## TASK INPUT
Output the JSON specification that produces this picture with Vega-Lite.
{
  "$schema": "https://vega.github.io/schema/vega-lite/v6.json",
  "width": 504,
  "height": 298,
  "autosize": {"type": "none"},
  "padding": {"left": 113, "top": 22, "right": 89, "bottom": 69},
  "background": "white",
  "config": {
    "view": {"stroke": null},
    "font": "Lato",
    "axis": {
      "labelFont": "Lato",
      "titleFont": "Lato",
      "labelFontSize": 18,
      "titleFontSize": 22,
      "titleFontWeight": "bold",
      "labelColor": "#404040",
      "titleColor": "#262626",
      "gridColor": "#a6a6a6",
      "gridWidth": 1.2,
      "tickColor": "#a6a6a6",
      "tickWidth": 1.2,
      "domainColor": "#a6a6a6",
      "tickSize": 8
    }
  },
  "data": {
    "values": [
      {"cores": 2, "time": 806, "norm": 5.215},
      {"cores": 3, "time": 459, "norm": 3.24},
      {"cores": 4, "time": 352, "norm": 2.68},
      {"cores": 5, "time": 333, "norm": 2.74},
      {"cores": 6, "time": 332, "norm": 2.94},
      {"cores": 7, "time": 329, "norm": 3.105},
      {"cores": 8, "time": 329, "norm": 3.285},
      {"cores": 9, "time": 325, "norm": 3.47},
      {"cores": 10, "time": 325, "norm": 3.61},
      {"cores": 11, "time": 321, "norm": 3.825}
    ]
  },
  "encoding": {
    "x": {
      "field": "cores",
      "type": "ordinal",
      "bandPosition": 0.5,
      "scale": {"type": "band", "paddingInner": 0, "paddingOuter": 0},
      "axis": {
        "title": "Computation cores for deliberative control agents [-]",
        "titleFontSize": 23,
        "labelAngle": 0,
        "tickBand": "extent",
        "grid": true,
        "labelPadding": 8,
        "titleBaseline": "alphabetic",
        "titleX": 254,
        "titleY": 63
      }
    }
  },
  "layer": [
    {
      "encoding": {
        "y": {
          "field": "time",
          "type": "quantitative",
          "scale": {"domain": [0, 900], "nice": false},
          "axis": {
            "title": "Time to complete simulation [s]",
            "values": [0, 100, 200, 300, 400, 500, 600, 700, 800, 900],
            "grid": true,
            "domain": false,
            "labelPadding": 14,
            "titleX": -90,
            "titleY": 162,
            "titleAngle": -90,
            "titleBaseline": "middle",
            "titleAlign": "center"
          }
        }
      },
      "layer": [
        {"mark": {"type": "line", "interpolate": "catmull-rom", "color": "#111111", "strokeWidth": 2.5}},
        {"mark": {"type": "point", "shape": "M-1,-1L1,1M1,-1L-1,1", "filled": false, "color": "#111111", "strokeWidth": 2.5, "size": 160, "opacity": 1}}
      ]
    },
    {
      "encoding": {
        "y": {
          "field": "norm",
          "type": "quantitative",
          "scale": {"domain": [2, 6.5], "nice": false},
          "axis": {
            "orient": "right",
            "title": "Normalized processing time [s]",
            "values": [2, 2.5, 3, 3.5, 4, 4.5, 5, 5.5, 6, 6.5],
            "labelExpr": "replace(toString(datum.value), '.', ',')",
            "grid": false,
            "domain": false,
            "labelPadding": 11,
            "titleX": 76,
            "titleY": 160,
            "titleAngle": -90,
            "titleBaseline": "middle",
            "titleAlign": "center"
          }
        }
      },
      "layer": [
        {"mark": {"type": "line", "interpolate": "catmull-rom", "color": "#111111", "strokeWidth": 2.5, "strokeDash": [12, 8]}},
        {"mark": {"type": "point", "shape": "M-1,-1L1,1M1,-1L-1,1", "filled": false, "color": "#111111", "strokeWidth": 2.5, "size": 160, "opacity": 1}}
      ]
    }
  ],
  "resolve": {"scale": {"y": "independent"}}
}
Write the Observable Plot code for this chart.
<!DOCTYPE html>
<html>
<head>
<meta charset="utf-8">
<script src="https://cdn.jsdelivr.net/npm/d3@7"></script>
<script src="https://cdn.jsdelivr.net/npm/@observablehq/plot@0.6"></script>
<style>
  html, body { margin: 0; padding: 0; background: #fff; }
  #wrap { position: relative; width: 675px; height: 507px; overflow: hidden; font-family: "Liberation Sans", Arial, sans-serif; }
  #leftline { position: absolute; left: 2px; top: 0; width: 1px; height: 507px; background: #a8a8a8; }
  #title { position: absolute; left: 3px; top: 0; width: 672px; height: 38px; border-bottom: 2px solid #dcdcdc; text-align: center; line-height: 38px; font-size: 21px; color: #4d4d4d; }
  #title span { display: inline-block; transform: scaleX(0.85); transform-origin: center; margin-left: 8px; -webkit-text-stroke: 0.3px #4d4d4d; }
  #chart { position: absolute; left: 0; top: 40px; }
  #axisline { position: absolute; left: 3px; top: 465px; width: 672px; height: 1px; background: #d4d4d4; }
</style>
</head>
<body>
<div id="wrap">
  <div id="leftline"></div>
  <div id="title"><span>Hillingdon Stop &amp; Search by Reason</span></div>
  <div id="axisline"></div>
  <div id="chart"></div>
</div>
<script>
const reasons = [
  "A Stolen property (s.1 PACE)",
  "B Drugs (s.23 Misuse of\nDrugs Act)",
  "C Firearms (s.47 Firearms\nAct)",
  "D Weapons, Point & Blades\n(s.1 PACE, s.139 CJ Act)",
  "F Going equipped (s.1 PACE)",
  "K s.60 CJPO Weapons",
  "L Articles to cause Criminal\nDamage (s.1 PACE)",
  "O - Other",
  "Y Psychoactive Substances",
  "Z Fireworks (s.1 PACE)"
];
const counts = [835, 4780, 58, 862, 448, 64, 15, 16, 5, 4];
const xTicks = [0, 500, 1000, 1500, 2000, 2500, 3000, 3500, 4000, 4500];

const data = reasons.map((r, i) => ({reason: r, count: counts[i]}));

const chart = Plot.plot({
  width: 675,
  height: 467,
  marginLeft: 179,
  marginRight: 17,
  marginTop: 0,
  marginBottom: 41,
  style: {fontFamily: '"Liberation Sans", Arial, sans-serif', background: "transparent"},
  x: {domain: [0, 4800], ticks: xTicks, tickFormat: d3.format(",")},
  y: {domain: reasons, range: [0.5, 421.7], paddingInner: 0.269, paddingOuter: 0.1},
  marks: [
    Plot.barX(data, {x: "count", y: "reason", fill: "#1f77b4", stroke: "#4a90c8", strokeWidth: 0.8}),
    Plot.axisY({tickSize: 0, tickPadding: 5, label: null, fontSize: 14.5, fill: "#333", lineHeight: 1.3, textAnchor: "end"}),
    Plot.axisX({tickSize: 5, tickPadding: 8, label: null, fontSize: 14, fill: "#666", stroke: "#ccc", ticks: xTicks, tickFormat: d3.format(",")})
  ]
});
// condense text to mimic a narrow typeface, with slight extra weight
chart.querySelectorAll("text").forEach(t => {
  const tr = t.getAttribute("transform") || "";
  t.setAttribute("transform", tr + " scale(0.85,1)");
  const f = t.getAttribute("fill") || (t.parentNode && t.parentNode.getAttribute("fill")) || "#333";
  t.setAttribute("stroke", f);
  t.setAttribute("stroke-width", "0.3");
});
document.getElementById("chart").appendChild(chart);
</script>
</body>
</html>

...

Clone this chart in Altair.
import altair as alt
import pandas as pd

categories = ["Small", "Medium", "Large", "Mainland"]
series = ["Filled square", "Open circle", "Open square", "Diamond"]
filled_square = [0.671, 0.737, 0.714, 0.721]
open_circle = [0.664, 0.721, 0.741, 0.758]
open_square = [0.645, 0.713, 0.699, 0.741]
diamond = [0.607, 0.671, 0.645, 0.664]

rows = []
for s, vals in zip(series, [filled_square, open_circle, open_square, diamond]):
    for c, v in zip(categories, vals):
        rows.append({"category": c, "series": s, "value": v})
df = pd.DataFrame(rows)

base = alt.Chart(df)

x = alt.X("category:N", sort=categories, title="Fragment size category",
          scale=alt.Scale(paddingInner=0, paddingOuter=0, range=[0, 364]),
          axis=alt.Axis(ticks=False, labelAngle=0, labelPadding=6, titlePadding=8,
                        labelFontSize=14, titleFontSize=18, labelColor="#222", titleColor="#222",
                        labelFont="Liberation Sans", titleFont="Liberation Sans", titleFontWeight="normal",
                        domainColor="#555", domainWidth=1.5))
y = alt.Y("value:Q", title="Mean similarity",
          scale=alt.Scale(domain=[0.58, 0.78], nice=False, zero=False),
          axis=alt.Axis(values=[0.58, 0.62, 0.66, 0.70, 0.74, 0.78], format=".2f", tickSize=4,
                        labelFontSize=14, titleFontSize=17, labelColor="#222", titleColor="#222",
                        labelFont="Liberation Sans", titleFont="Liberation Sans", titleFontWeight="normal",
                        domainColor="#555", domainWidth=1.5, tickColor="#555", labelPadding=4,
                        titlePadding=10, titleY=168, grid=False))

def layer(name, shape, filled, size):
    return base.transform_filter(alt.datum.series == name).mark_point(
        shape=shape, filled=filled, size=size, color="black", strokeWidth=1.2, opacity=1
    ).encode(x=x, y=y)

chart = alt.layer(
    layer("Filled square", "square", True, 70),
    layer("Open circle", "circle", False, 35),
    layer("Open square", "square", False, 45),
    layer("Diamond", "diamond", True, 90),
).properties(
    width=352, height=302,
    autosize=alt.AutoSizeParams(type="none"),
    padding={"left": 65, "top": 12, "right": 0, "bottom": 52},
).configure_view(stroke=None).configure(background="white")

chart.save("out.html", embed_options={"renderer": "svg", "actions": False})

...

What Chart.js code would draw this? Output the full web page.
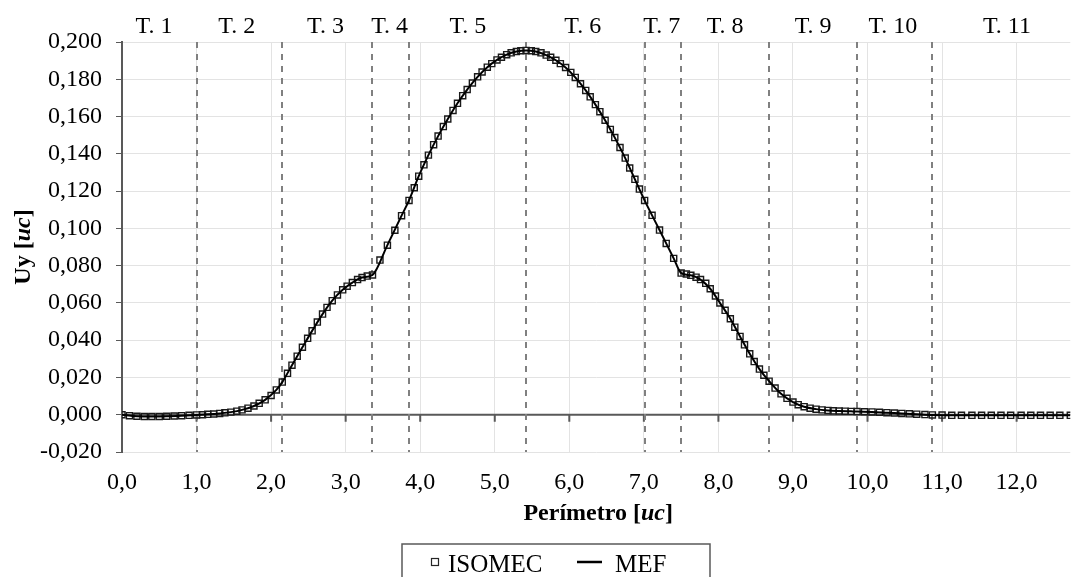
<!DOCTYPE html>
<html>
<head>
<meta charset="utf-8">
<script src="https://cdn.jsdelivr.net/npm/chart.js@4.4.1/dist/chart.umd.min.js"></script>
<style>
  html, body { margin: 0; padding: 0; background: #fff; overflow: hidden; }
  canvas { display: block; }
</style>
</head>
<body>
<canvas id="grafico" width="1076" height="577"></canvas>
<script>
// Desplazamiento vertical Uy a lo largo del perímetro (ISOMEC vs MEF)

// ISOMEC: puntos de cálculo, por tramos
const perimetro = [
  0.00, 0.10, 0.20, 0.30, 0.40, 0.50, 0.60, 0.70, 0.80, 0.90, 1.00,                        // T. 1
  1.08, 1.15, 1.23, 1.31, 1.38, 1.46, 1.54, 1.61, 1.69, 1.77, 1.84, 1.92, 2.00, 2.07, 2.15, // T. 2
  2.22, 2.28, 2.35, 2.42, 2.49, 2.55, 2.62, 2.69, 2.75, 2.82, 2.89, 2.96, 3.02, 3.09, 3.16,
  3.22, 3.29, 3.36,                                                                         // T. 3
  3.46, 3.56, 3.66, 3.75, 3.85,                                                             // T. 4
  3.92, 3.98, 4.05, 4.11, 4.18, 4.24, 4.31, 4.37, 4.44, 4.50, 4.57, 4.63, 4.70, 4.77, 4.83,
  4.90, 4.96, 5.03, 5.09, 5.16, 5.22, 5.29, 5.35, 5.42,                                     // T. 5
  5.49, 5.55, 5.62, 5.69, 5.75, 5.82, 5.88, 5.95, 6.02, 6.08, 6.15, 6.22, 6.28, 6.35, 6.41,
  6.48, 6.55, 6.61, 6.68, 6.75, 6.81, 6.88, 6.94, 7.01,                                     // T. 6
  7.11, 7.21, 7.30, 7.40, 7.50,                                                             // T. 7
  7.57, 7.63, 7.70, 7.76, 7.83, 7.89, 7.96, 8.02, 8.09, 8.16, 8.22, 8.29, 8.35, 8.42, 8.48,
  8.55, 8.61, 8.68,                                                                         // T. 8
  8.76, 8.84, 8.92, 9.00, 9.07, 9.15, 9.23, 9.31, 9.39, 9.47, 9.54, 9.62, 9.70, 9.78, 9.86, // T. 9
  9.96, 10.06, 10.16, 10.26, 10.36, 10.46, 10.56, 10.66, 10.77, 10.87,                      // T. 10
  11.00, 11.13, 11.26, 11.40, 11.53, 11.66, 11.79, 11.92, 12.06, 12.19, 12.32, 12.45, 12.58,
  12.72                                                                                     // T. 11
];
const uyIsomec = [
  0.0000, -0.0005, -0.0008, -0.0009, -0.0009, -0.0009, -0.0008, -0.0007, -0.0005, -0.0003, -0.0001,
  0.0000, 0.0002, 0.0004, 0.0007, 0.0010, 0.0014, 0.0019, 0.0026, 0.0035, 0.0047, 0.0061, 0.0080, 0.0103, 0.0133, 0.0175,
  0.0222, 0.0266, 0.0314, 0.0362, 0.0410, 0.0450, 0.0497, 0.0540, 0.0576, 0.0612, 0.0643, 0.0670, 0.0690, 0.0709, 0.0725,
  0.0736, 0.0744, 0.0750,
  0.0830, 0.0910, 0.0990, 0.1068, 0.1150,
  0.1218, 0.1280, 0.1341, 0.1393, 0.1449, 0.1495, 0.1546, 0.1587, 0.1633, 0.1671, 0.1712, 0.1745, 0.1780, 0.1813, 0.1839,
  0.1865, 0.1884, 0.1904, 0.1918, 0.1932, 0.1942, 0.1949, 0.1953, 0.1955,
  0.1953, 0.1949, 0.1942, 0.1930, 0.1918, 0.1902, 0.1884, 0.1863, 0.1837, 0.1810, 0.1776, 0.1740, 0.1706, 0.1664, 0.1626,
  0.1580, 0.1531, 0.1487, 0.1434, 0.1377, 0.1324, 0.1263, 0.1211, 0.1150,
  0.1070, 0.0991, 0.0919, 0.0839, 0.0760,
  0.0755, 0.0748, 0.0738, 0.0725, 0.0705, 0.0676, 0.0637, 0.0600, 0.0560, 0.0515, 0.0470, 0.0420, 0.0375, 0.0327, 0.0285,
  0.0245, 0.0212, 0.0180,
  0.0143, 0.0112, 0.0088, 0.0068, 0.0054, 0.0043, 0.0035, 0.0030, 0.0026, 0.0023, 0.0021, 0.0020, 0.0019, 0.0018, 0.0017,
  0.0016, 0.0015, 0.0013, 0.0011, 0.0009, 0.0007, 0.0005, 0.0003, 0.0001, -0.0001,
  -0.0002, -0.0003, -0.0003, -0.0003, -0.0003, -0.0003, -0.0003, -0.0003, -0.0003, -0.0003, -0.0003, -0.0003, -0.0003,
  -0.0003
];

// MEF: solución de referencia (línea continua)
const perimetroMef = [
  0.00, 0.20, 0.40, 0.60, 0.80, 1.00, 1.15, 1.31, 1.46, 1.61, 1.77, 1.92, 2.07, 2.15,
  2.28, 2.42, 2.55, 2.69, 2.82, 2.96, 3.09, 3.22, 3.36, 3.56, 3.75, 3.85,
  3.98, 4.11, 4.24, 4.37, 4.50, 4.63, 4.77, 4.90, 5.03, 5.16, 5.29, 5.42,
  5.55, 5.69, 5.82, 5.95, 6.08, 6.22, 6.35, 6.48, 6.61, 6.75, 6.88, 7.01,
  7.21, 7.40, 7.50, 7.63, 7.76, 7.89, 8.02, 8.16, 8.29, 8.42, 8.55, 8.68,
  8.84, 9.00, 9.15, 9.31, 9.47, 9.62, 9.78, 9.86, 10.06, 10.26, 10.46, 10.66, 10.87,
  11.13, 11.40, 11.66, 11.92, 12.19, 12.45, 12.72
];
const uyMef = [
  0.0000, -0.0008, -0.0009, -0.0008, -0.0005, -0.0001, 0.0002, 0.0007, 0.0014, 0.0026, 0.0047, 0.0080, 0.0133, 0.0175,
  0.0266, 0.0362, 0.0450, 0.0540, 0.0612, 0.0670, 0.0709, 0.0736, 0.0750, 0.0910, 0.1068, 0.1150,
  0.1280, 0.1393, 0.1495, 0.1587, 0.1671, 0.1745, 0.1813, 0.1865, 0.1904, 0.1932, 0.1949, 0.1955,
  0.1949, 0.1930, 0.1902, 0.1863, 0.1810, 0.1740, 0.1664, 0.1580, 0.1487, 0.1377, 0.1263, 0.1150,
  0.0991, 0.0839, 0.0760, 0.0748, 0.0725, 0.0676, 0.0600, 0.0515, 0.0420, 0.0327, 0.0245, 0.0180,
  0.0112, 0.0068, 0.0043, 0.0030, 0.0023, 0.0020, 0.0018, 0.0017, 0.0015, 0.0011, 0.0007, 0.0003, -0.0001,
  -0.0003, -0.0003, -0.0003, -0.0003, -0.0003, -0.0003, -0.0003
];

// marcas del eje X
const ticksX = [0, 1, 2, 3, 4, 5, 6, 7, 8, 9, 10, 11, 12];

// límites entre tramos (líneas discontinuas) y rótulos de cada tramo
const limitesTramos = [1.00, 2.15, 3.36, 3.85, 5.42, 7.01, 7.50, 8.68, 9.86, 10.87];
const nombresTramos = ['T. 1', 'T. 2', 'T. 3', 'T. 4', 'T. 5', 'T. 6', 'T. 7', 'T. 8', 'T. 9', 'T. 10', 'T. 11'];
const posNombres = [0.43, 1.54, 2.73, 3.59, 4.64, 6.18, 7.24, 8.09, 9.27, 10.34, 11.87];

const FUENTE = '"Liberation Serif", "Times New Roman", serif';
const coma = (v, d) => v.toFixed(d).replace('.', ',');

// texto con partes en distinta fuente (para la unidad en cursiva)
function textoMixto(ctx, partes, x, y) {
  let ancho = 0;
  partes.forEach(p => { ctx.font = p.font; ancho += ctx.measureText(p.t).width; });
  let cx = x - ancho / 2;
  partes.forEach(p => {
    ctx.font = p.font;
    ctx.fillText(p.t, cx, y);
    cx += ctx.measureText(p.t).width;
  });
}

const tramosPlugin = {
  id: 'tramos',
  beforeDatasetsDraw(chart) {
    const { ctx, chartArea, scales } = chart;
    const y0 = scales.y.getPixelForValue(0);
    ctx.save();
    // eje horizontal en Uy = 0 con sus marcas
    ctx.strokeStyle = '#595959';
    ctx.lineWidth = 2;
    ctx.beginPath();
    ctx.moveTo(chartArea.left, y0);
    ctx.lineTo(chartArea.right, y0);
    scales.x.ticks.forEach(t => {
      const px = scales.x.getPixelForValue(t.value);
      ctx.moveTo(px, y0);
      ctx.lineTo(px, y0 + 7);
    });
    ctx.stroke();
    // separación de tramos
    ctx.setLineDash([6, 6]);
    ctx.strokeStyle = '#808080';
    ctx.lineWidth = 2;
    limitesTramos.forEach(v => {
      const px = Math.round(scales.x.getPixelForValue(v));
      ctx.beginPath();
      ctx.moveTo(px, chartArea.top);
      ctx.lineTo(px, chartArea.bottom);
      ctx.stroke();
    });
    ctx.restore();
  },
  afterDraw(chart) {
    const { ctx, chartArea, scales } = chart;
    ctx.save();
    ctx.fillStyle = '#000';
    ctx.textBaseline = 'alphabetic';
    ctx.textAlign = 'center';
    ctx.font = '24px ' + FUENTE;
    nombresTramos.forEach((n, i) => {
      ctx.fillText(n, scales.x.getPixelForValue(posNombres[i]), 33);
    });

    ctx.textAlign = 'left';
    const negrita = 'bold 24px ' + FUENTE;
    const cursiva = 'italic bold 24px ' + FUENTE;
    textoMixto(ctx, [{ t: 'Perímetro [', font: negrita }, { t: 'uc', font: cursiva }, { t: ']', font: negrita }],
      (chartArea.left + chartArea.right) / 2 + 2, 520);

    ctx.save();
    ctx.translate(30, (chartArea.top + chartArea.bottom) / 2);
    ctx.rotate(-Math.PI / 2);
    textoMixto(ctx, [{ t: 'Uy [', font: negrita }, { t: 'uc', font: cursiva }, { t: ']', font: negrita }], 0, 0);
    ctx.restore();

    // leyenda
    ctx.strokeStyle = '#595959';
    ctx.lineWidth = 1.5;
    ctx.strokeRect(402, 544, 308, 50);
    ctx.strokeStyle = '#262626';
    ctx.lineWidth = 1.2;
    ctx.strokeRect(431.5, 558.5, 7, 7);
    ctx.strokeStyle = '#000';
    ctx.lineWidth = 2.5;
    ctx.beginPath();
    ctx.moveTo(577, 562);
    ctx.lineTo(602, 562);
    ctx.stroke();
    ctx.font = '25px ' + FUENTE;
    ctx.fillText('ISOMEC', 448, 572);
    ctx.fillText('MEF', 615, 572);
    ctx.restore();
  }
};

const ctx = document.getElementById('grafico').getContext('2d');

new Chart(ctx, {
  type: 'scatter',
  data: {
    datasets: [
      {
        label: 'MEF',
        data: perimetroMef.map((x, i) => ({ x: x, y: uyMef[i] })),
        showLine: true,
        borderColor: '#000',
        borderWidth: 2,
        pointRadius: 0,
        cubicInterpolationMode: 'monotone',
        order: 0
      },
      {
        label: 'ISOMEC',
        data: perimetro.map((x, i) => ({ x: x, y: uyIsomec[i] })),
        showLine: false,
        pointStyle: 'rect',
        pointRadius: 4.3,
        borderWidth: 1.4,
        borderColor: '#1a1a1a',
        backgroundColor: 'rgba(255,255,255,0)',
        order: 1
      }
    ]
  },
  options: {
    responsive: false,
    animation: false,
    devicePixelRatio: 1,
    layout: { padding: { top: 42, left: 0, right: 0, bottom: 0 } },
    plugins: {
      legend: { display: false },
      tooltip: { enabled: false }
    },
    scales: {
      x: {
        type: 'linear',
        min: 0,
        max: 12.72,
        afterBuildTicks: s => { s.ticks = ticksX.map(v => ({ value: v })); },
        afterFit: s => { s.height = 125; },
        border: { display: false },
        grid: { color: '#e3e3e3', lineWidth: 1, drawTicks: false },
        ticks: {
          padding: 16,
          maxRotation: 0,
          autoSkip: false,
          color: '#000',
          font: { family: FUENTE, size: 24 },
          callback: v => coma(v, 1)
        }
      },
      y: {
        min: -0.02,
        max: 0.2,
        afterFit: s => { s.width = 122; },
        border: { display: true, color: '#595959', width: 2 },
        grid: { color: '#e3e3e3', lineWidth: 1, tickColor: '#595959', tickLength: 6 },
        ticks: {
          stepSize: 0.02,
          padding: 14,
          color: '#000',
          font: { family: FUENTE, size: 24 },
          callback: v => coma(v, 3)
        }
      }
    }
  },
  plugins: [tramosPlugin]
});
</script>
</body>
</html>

## WHAT YOU SHOULD DO
Only the lines from the one with "What Chart.js code" through the one with "(ISOMEC vs MEF)" belong in your copy; retype them exactly and drop any pictures.

## FINISHED ANSWER
What Chart.js code would draw this? Output the full web page.
<!DOCTYPE html>
<html>
<head>
<meta charset="utf-8">
<script src="https://cdn.jsdelivr.net/npm/chart.js@4.4.1/dist/chart.umd.min.js"></script>
<style>
  html, body { margin: 0; padding: 0; background: #fff; overflow: hidden; }
  canvas { display: block; }
</style>
</head>
<body>
<canvas id="grafico" width="1076" height="577"></canvas>
<script>
// Desplazamiento vertical Uy a lo largo del perímetro (ISOMEC vs MEF)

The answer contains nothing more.